++++ SOURCE MATERIAL ++++

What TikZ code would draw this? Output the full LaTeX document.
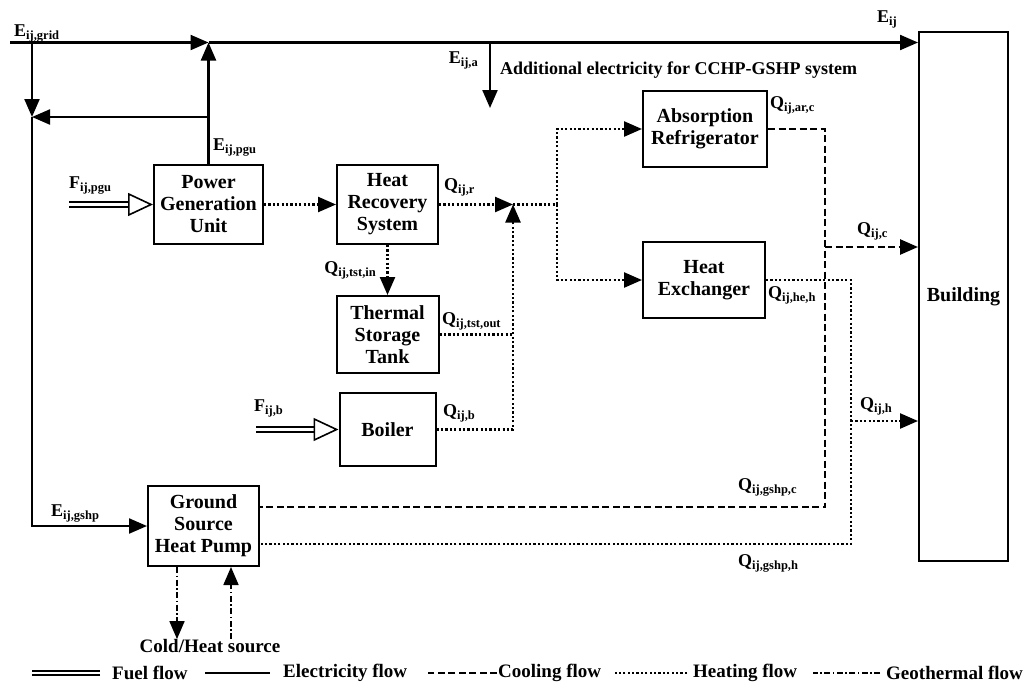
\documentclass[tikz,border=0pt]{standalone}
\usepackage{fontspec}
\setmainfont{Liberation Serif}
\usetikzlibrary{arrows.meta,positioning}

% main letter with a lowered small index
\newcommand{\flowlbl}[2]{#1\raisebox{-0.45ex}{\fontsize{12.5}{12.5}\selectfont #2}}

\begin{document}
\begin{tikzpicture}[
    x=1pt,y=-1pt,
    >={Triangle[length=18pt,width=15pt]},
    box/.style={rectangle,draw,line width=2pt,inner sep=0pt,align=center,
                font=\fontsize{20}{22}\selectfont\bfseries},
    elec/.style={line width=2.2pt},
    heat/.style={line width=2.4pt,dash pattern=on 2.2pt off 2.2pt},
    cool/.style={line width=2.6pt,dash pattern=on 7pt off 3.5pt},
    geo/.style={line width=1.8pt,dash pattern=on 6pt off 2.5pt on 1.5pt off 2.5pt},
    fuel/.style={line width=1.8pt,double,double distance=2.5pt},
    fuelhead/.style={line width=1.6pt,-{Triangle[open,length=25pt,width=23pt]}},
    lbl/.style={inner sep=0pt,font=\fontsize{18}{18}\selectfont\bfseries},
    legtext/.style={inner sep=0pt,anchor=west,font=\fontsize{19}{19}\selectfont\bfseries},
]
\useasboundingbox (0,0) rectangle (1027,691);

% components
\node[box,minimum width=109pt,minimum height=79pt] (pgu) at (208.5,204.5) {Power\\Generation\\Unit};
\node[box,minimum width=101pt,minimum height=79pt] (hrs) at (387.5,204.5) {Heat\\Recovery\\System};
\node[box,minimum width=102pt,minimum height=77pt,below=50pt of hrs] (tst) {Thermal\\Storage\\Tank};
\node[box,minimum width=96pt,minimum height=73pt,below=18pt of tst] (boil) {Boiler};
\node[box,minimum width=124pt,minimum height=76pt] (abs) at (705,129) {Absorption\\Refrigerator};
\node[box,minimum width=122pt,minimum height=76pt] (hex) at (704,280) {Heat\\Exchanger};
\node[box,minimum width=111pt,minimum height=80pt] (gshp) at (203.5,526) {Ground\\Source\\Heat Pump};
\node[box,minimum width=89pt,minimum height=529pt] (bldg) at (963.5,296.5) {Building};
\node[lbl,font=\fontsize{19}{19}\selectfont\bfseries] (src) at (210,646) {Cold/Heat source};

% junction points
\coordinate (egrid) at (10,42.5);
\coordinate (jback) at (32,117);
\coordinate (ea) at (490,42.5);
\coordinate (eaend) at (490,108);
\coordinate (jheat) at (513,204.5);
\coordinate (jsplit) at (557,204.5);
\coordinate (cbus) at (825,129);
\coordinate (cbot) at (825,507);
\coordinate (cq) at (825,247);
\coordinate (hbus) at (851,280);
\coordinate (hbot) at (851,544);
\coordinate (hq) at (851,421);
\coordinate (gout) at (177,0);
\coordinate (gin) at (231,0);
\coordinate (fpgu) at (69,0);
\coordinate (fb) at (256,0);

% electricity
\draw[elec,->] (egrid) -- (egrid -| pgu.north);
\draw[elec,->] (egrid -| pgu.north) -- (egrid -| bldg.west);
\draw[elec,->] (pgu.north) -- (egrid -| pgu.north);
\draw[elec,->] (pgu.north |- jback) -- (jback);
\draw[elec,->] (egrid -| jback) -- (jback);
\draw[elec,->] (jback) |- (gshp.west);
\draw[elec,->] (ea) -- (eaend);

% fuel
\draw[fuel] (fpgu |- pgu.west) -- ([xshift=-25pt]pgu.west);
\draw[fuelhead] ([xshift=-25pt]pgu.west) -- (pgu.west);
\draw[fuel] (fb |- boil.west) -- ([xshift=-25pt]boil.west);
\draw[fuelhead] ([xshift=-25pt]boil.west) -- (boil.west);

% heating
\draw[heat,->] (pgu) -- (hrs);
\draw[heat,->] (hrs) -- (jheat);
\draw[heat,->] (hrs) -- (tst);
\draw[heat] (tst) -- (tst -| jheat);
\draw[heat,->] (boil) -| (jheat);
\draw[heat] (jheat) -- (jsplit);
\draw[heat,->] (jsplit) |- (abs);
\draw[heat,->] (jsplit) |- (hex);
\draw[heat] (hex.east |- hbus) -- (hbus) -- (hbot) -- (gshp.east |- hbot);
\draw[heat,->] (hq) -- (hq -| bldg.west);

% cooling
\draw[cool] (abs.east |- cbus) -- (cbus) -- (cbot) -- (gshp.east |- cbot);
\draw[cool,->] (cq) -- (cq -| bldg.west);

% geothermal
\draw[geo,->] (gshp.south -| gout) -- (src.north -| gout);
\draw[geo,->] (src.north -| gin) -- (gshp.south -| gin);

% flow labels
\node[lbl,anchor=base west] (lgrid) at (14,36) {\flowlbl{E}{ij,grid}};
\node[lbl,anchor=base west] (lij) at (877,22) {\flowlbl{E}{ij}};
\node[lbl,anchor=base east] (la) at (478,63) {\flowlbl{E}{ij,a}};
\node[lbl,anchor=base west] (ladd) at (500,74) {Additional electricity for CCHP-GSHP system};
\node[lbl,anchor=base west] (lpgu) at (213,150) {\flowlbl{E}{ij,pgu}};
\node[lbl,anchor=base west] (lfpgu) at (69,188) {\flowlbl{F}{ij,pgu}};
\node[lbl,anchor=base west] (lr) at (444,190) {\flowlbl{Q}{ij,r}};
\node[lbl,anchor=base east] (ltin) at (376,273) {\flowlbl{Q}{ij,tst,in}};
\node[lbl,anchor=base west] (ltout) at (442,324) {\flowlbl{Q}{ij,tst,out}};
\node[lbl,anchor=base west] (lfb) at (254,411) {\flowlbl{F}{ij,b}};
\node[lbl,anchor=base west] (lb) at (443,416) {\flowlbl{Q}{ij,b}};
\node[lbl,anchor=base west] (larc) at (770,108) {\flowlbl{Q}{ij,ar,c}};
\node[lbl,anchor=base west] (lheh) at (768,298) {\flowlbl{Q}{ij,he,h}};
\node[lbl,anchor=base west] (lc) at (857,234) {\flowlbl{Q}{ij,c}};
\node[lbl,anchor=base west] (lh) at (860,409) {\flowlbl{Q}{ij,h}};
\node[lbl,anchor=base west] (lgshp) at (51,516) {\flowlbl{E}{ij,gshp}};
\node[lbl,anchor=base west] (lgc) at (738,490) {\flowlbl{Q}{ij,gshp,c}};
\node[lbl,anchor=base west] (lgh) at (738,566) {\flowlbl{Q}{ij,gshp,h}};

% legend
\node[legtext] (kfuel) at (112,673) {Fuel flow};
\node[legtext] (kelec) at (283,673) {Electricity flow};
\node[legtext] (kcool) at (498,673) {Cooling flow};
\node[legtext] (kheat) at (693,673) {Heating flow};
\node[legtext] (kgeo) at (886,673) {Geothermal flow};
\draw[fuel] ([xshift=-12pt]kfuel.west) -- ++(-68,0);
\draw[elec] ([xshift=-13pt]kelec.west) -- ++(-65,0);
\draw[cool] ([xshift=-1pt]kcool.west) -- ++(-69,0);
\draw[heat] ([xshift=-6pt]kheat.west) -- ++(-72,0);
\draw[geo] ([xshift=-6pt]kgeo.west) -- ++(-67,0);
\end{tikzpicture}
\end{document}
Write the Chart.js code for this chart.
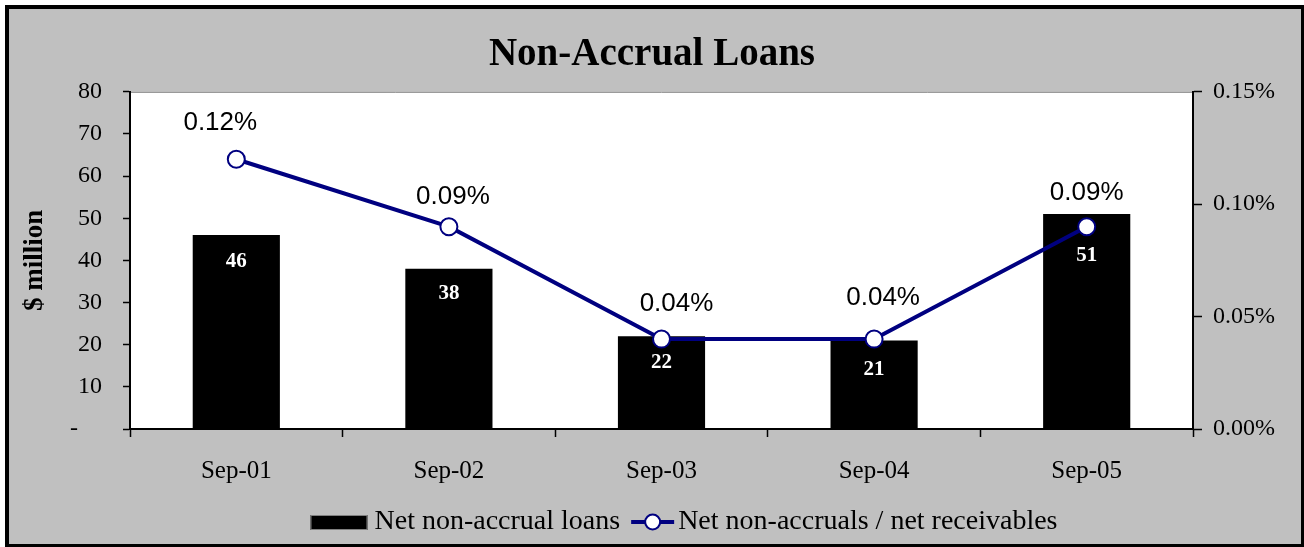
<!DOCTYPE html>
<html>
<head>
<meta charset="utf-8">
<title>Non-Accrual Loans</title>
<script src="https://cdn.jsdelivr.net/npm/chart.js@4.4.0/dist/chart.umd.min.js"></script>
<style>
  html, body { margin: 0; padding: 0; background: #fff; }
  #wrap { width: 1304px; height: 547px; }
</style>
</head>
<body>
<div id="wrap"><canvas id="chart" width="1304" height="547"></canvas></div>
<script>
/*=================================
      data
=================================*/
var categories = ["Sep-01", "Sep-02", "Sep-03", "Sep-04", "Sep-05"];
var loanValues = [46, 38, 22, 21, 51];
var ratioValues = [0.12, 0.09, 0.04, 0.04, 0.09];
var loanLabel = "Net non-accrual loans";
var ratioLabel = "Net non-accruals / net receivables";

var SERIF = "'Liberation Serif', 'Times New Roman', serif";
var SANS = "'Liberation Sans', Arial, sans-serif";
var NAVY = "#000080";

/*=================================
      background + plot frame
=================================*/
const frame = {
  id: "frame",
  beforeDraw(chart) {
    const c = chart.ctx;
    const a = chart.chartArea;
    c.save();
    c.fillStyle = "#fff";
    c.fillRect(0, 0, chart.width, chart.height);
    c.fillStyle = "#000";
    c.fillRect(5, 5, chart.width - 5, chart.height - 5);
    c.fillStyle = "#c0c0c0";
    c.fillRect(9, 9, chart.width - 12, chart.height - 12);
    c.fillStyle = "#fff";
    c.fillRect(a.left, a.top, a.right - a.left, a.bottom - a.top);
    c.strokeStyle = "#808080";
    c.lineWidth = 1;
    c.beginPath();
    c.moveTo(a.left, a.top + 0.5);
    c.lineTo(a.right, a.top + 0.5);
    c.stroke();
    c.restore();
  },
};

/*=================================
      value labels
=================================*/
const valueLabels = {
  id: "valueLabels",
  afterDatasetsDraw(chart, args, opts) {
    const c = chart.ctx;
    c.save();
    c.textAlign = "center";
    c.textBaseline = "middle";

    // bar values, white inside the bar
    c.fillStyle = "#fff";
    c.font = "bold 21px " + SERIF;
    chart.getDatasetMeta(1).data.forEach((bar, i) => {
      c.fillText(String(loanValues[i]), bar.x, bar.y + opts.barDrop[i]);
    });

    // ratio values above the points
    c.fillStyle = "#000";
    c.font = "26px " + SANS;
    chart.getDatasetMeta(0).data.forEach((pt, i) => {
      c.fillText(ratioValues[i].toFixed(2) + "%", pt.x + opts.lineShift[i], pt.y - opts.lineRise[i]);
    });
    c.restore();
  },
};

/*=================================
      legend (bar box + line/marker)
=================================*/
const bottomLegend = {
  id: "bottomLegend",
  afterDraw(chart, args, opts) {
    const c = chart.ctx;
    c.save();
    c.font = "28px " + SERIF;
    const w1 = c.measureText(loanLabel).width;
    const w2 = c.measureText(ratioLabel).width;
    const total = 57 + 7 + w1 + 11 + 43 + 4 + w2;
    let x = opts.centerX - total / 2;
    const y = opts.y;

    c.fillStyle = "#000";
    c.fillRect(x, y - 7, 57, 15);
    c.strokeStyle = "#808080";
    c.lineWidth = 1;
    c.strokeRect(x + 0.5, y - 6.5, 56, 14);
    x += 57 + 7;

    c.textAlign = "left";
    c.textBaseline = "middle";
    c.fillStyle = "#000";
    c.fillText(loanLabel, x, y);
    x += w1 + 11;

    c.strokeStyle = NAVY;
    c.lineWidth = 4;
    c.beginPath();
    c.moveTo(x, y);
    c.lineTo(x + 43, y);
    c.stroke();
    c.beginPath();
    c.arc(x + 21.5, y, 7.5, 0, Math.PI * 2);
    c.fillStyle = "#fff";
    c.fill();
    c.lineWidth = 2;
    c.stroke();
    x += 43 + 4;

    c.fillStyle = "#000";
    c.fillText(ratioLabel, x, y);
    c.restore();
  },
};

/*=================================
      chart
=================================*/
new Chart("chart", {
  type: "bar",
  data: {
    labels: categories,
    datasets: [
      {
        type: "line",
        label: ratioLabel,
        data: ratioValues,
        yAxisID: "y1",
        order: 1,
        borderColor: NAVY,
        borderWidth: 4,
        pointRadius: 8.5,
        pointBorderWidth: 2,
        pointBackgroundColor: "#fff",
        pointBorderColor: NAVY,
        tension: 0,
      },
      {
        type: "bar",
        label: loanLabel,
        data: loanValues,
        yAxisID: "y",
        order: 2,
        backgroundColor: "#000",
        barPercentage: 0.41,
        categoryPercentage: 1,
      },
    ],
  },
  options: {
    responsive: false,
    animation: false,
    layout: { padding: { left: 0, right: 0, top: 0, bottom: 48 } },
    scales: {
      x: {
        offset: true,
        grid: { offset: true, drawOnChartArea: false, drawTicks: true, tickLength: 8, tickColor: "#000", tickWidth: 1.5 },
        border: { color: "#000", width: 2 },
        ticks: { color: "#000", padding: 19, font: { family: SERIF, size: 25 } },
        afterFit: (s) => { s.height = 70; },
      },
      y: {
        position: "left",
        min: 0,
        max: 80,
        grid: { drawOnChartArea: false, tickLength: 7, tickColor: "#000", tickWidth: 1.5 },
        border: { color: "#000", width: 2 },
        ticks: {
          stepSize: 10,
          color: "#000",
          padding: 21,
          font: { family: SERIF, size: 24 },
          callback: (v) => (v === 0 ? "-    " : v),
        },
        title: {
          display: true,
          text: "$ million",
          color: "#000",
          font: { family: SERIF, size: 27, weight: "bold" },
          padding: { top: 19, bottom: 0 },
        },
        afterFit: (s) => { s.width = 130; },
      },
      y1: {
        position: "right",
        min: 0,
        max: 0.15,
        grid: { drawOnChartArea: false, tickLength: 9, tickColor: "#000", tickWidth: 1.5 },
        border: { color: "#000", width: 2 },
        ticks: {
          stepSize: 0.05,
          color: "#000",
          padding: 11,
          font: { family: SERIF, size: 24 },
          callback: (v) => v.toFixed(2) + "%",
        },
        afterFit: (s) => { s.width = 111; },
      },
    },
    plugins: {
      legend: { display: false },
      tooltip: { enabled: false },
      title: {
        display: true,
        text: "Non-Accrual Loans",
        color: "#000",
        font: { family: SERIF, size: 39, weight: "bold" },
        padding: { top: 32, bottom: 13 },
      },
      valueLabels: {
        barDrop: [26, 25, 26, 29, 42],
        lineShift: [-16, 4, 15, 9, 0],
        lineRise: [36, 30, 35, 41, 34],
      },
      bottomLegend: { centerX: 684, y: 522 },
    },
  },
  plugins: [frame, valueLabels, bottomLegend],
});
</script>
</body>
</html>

++++

CHALLENGE - Every line from the start of the listing above through the line with "(0,0) rectangle (1027,691);" should be repeated exactly; skip the pictures and add nothing else.

RESPONSE -
What TikZ code would draw this? Output the full LaTeX document.
\documentclass[tikz,border=0pt]{standalone}
\usepackage{fontspec}
\setmainfont{Liberation Serif}
\usetikzlibrary{arrows.meta,positioning}

% main letter with a lowered small index
\newcommand{\flowlbl}[2]{#1\raisebox{-0.45ex}{\fontsize{12.5}{12.5}\selectfont #2}}

\begin{document}
\begin{tikzpicture}[
    x=1pt,y=-1pt,
    >={Triangle[length=18pt,width=15pt]},
    box/.style={rectangle,draw,line width=2pt,inner sep=0pt,align=center,
                font=\fontsize{20}{22}\selectfont\bfseries},
    elec/.style={line width=2.2pt},
    heat/.style={line width=2.4pt,dash pattern=on 2.2pt off 2.2pt},
    cool/.style={line width=2.6pt,dash pattern=on 7pt off 3.5pt},
    geo/.style={line width=1.8pt,dash pattern=on 6pt off 2.5pt on 1.5pt off 2.5pt},
    fuel/.style={line width=1.8pt,double,double distance=2.5pt},
    fuelhead/.style={line width=1.6pt,-{Triangle[open,length=25pt,width=23pt]}},
    lbl/.style={inner sep=0pt,font=\fontsize{18}{18}\selectfont\bfseries},
    legtext/.style={inner sep=0pt,anchor=west,font=\fontsize{19}{19}\selectfont\bfseries},
]
\useasboundingbox (0,0) rectangle (1027,691);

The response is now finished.